Triggers tell us “This is a familiar pattern or situation that’s led to pain before”. The recent Solar Eclipse in April invited me to cultivate a deeper wisdom to my trigger(s). Triggers become reactive behavior. Feeling powerless is one of the trigger themes I worked with. I knew that if I didn’t change how I oriented to these triggers I was going to remain entangled by them. So I spent all of April tending to, healing, and liberating myself. I immediately experienced shifts. It is a raw and vulnerable journey to have an open heart while in trust, and willingly release and receive where I never have before.
Our relationships suffer when we live from our wounds, rather than our hearts’ knowing and integrity. Being resistant to tending to them and avoiding cultivating the wisdom and beauty that dwells in those areas, we block our ability to be lifted and empowered by the pain. Permitting ourselves to release pain, and befriend the eye of the trigger, almost immediately heals the physical body. We mustn’t carry burdens of shame and fear to our self-detriment.

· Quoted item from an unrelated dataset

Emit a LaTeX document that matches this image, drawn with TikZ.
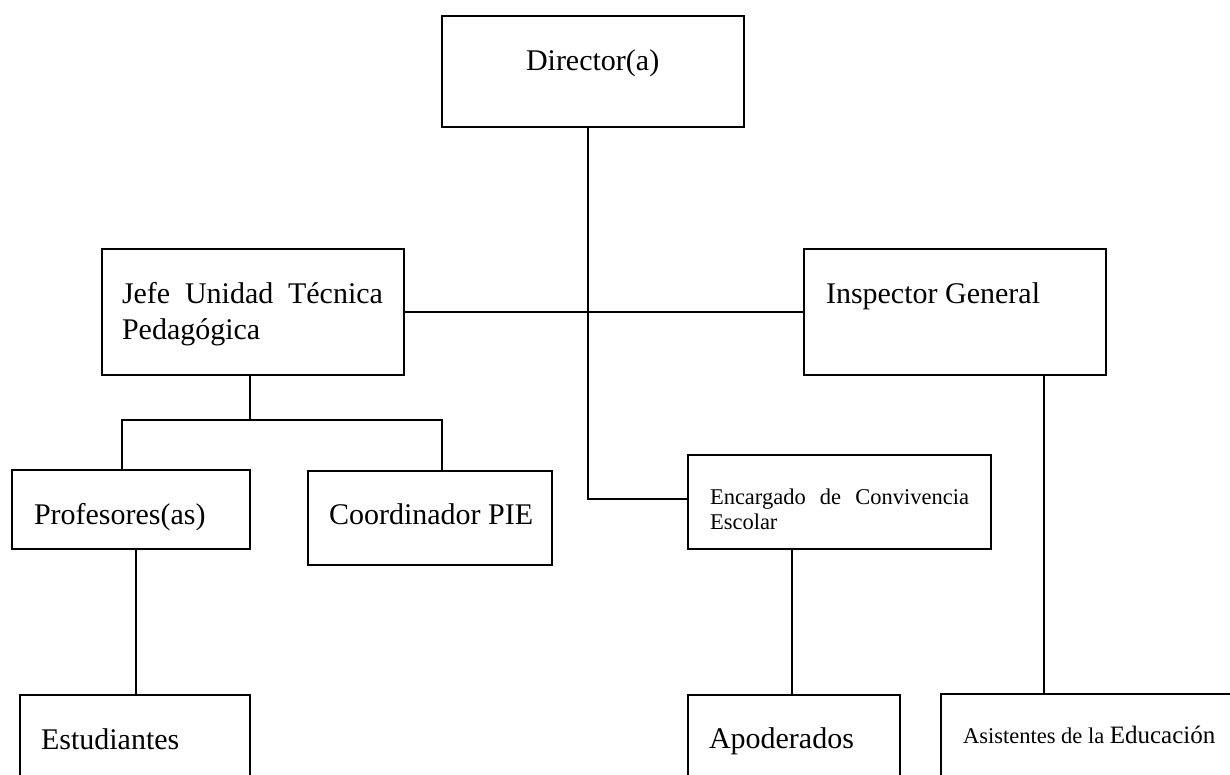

If at the end of the day, you only have little capacity for self-healing, try this. Give yourself permission to ask yourself and maybe even another for compassion, reassurance, and be reminded that everything is okay. Feel the floor beneath your feet and claim, I AM HERE. Then, invite in love. Call it in and sit with it. Know that you are love and loved. If we can bring what’s in the way up, and out from our hearts, we continue to heal and strengthen together. Then love begins to take the lead in the healing journey. Trust and know that everything emerging before us and within our relationships is emerging in our lives and relationships for a reason. If we are experiencing it, trust that our loved one(s) is too.
Cultivating relationships and atmospheres that support a calm body that can trust reciprocity and be with love and compassion is a tender, slow process. This brings about a state of true balance in the body, mind, and spirit. You are your greatest healer. Be curious, healing is a learning process that will lead you to love yourself again.